--- What you will do ---
Carry none of the pictures over; set down the material below exactly.

--- Data segment ---
— Begin —

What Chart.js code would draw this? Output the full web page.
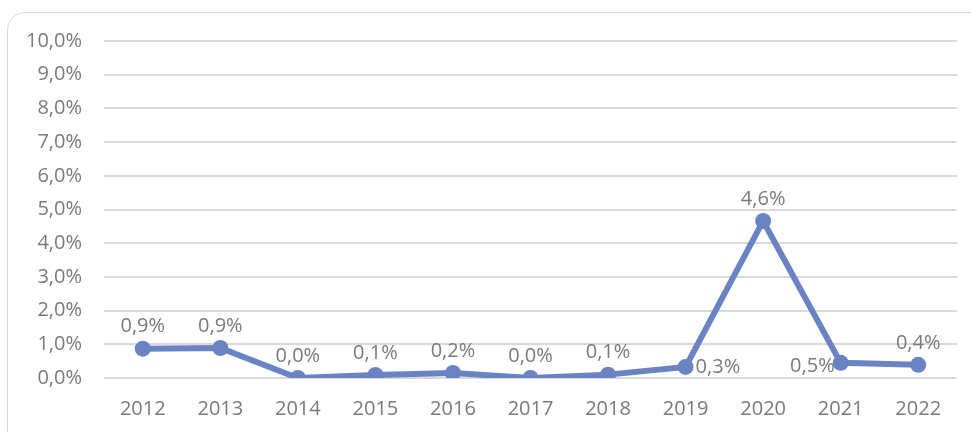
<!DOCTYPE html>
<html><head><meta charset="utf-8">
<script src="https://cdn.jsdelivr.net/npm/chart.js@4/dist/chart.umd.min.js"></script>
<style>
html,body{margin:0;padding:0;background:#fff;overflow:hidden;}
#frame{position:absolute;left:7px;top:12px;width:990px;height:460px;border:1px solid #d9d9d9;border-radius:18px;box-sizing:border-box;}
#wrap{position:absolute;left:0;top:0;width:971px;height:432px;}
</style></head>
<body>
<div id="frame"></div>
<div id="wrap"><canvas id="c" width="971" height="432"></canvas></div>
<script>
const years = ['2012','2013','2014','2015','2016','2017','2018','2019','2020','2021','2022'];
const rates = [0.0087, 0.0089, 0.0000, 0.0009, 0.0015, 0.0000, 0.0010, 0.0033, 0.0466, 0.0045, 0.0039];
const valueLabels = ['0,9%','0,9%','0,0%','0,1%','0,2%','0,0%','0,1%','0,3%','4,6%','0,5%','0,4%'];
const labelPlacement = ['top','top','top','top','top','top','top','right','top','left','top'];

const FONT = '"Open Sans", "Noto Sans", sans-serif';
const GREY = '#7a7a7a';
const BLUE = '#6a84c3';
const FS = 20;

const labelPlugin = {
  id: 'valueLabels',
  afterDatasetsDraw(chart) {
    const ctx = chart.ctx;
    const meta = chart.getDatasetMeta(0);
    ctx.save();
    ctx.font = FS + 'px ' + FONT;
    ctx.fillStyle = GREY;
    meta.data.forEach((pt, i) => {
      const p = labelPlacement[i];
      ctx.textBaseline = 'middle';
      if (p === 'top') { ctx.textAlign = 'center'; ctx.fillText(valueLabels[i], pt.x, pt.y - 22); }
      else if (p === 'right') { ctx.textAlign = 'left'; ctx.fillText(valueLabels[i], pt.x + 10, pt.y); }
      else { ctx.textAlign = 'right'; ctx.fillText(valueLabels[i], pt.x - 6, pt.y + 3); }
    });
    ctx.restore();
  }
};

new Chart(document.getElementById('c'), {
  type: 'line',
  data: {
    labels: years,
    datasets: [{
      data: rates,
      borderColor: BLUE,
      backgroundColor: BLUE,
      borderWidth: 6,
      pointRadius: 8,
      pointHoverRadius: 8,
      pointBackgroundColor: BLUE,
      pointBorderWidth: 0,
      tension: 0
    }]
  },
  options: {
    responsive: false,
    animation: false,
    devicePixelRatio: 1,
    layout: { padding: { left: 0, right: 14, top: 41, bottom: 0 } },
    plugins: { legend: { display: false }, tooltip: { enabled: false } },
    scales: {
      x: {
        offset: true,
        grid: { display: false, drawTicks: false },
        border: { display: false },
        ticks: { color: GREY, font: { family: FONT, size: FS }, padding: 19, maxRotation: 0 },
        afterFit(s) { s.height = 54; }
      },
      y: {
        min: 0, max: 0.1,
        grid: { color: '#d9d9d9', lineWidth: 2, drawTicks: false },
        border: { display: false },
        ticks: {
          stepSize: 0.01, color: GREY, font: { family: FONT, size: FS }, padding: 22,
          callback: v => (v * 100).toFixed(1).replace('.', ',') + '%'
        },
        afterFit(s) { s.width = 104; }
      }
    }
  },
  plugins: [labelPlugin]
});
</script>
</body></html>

— End —

--- Written solution ---
What Chart.js code would draw this? Output the full web page.
<!DOCTYPE html>
<html><head><meta charset="utf-8">
<script src="https://cdn.jsdelivr.net/npm/chart.js@4/dist/chart.umd.min.js"></script>
<style>
html,body{margin:0;padding:0;background:#fff;overflow:hidden;}
#frame{position:absolute;left:7px;top:12px;width:990px;height:460px;border:1px solid #d9d9d9;border-radius:18px;box-sizing:border-box;}
#wrap{position:absolute;left:0;top:0;width:971px;height:432px;}
</style></head>
<body>
<div id="frame"></div>
<div id="wrap"><canvas id="c" width="971" height="432"></canvas></div>
<script>
const years = ['2012','2013','2014','2015','2016','2017','2018','2019','2020','2021','2022'];
const rates = [0.0087, 0.0089, 0.0000, 0.0009, 0.0015, 0.0000, 0.0010, 0.0033, 0.0466, 0.0045, 0.0039];
const valueLabels = ['0,9%','0,9%','0,0%','0,1%','0,2%','0,0%','0,1%','0,3%','4,6%','0,5%','0,4%'];
const labelPlacement = ['top','top','top','top','top','top','top','right','top','left','top'];

const FONT = '"Open Sans", "Noto Sans", sans-serif';
const GREY = '#7a7a7a';
const BLUE = '#6a84c3';
const FS = 20;

const labelPlugin = {
  id: 'valueLabels',
  afterDatasetsDraw(chart) {
    const ctx = chart.ctx;
    const meta = chart.getDatasetMeta(0);
    ctx.save();
    ctx.font = FS + 'px ' + FONT;
    ctx.fillStyle = GREY;
    meta.data.forEach((pt, i) => {
      const p = labelPlacement[i];
      ctx.textBaseline = 'middle';
      if (p === 'top') { ctx.textAlign = 'center'; ctx.fillText(valueLabels[i], pt.x, pt.y - 22); }
      else if (p === 'right') { ctx.textAlign = 'left'; ctx.fillText(valueLabels[i], pt.x + 10, pt.y); }
      else { ctx.textAlign = 'right'; ctx.fillText(valueLabels[i], pt.x - 6, pt.y + 3); }
    });
    ctx.restore();
  }
};

new Chart(document.getElementById('c'), {
  type: 'line',
  data: {
    labels: years,
    datasets: [{
      data: rates,
      borderColor: BLUE,
      backgroundColor: BLUE,
      borderWidth: 6,
      pointRadius: 8,
      pointHoverRadius: 8,
      pointBackgroundColor: BLUE,
      pointBorderWidth: 0,
      tension: 0
    }]
  },
  options: {
    responsive: false,
    animation: false,
    devicePixelRatio: 1,
    layout: { padding: { left: 0, right: 14, top: 41, bottom: 0 } },
    plugins: { legend: { display: false }, tooltip: { enabled: false } },
    scales: {
      x: {
        offset: true,
        grid: { display: false, drawTicks: false },
        border: { display: false },
        ticks: { color: GREY, font: { family: FONT, size: FS }, padding: 19, maxRotation: 0 },
        afterFit(s) { s.height = 54; }
      },
      y: {
        min: 0, max: 0.1,
        grid: { color: '#d9d9d9', lineWidth: 2, drawTicks: false },
        border: { display: false },
        ticks: {
          stepSize: 0.01, color: GREY, font: { family: FONT, size: FS }, padding: 22,
          callback: v => (v * 100).toFixed(1).replace('.', ',') + '%'
        },
        afterFit(s) { s.width = 104; }
      }
    }
  },
  plugins: [labelPlugin]
});
</script>
</body></html>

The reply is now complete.